DO THIS: Without the pictures, retype exactly the lines from the top of the entries below through the line that contains "days = list(range(61))".

DATASET RECORDS:
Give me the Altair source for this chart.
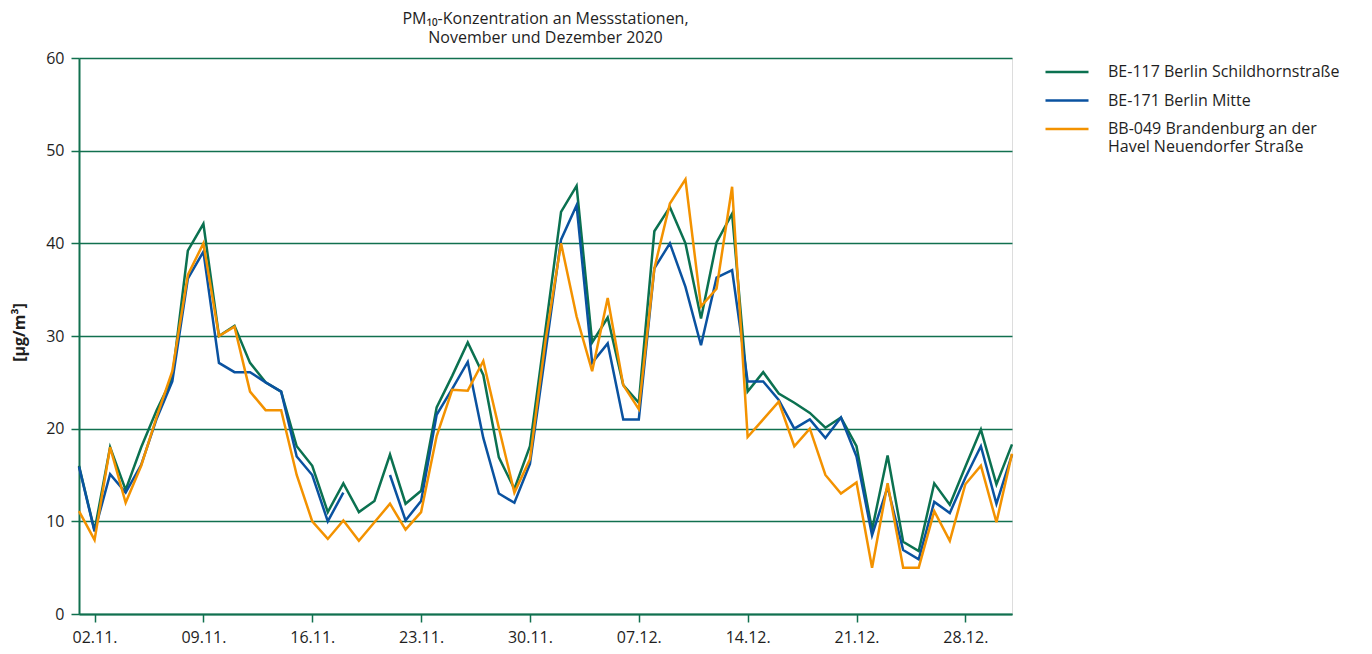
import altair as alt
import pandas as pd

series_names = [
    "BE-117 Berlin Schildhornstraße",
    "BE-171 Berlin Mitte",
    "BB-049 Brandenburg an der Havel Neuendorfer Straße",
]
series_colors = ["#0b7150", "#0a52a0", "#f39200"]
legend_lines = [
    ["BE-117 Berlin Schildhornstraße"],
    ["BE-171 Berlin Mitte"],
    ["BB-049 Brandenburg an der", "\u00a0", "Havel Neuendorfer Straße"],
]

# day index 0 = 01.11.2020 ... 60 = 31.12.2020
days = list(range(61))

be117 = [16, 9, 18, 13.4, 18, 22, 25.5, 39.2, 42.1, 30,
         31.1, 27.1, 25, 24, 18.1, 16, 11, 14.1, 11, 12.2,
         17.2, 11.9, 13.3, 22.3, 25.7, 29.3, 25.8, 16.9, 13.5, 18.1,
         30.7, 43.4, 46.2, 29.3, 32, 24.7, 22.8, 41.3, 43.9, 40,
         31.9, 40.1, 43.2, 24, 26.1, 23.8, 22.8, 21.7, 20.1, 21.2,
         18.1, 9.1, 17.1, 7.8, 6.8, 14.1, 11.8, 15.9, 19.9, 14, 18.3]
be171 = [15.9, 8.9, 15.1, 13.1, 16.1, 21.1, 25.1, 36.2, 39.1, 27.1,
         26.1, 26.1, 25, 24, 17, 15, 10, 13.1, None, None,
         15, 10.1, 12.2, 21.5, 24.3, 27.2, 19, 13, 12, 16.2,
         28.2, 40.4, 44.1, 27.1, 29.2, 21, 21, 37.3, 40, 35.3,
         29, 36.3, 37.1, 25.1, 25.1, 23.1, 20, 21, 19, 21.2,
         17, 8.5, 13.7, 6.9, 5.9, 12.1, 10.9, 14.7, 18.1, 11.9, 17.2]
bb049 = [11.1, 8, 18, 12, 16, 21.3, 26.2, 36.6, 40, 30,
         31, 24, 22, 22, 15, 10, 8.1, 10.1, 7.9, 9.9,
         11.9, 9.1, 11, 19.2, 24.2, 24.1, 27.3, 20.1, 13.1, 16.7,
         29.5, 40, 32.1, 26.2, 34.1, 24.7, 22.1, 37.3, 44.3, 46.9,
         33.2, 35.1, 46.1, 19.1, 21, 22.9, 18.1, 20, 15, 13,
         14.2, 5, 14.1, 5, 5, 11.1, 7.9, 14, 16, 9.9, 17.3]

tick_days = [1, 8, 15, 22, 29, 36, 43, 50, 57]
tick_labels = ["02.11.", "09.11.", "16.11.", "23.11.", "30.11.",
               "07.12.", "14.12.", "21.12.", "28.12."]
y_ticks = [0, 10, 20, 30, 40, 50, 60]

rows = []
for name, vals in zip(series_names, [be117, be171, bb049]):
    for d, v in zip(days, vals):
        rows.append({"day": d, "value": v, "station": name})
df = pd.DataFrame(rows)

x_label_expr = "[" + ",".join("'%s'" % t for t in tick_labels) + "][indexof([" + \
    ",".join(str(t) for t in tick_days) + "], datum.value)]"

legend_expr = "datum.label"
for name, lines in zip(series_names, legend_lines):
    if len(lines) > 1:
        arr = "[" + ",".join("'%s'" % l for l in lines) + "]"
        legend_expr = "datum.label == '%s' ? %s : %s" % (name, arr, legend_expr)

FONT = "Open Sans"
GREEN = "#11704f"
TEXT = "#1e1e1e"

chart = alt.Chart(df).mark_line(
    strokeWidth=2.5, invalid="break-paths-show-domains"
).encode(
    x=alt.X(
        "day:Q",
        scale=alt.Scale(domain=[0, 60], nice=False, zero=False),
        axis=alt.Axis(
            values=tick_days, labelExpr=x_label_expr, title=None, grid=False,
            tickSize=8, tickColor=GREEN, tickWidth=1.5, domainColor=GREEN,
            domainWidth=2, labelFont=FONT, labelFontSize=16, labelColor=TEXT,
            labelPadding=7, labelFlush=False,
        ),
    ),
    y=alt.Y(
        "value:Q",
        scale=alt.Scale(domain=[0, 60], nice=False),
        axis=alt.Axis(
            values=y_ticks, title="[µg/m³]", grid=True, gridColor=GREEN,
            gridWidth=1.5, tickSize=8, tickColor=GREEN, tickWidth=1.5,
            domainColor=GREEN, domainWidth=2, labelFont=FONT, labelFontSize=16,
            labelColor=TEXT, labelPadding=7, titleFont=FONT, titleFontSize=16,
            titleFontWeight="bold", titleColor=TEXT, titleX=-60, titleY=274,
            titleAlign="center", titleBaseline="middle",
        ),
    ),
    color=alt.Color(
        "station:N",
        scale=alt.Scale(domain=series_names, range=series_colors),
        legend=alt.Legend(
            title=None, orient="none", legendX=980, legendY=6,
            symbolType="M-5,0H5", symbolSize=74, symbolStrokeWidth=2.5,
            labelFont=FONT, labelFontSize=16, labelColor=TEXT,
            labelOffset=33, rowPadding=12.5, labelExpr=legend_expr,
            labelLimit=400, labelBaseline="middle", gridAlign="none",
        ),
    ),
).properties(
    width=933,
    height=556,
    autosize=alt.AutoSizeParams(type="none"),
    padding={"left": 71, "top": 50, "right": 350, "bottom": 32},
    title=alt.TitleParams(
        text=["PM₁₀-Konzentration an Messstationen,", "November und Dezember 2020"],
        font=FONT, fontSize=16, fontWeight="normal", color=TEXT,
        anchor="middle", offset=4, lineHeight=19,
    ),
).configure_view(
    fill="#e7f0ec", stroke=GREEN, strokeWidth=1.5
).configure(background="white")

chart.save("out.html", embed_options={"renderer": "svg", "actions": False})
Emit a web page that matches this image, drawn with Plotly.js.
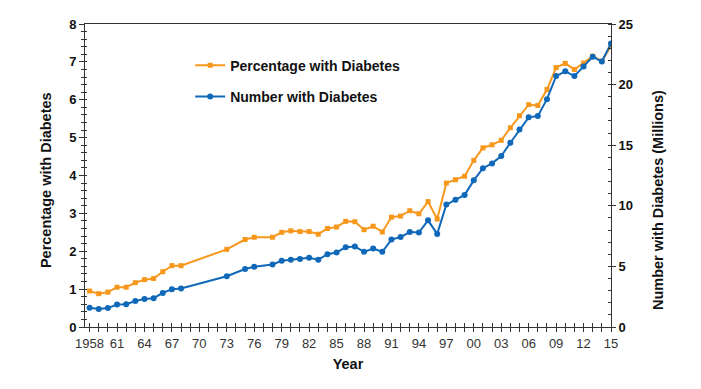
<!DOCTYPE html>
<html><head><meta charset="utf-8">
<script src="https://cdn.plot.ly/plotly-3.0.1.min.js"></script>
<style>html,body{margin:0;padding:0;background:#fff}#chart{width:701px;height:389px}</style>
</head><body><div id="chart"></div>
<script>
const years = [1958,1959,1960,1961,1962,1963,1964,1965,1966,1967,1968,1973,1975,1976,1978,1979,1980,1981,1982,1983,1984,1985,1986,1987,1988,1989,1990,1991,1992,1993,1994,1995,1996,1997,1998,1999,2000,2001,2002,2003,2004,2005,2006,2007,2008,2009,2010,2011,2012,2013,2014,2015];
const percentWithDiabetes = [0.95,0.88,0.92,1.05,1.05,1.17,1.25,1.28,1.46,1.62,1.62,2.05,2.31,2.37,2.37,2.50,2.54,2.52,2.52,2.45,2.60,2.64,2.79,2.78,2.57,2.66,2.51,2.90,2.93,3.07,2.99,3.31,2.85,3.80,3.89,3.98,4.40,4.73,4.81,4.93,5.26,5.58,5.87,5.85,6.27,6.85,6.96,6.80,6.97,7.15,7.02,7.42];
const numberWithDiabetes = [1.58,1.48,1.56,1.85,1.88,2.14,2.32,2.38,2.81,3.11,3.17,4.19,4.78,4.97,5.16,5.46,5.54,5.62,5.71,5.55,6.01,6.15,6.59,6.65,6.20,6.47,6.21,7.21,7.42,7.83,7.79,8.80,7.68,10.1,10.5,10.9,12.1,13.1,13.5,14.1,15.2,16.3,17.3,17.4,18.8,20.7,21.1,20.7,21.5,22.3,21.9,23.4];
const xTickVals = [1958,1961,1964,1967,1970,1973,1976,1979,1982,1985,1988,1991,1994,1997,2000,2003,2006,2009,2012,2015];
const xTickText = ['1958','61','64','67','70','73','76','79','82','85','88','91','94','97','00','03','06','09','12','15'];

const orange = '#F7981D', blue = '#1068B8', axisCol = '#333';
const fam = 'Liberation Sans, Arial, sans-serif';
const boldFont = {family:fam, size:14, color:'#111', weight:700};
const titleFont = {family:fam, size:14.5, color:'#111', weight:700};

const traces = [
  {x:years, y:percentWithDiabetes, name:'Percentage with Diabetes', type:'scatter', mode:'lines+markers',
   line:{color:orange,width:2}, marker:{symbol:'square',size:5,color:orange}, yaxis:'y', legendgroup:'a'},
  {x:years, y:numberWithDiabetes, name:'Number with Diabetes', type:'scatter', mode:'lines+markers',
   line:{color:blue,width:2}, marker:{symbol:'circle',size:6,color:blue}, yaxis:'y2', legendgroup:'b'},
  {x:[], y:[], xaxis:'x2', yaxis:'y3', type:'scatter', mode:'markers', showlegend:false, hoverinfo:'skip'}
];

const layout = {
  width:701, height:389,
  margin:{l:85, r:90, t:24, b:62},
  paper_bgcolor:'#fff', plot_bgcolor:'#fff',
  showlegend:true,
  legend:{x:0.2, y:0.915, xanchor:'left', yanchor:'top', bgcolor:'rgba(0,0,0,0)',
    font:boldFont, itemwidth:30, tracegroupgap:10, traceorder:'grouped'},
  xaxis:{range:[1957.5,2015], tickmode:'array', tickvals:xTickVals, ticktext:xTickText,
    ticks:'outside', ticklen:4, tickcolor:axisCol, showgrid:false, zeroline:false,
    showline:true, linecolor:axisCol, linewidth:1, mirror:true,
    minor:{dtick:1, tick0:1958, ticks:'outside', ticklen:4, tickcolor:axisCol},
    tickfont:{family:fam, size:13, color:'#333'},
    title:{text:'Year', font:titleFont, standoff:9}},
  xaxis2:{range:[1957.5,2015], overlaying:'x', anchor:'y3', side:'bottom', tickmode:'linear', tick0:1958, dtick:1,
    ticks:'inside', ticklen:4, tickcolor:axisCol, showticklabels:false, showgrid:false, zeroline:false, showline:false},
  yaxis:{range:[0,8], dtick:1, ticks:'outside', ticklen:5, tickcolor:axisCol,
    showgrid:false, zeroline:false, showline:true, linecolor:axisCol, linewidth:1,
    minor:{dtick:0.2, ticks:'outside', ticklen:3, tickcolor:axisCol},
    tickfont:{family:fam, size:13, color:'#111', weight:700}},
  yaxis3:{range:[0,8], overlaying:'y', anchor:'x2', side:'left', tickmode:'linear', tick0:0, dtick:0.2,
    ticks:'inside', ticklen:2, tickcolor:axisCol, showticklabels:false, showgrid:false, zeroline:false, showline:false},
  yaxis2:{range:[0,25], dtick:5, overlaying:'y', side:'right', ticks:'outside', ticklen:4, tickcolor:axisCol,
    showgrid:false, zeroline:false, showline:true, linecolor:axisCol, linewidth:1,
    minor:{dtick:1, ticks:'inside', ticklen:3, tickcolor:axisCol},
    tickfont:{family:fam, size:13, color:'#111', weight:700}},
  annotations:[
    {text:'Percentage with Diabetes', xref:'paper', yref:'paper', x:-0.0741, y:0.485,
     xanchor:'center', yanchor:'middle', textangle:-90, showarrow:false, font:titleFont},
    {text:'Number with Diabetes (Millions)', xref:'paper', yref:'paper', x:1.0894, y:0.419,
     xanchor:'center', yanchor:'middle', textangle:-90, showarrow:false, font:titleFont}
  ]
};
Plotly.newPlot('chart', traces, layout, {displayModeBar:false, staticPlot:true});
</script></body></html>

EXPECTED ANSWER:
Give me the Altair source for this chart.
import altair as alt
import pandas as pd

series_names = [
    "BE-117 Berlin Schildhornstraße",
    "BE-171 Berlin Mitte",
    "BB-049 Brandenburg an der Havel Neuendorfer Straße",
]
series_colors = ["#0b7150", "#0a52a0", "#f39200"]
legend_lines = [
    ["BE-117 Berlin Schildhornstraße"],
    ["BE-171 Berlin Mitte"],
    ["BB-049 Brandenburg an der", "\u00a0", "Havel Neuendorfer Straße"],
]

# day index 0 = 01.11.2020 ... 60 = 31.12.2020
days = list(range(61))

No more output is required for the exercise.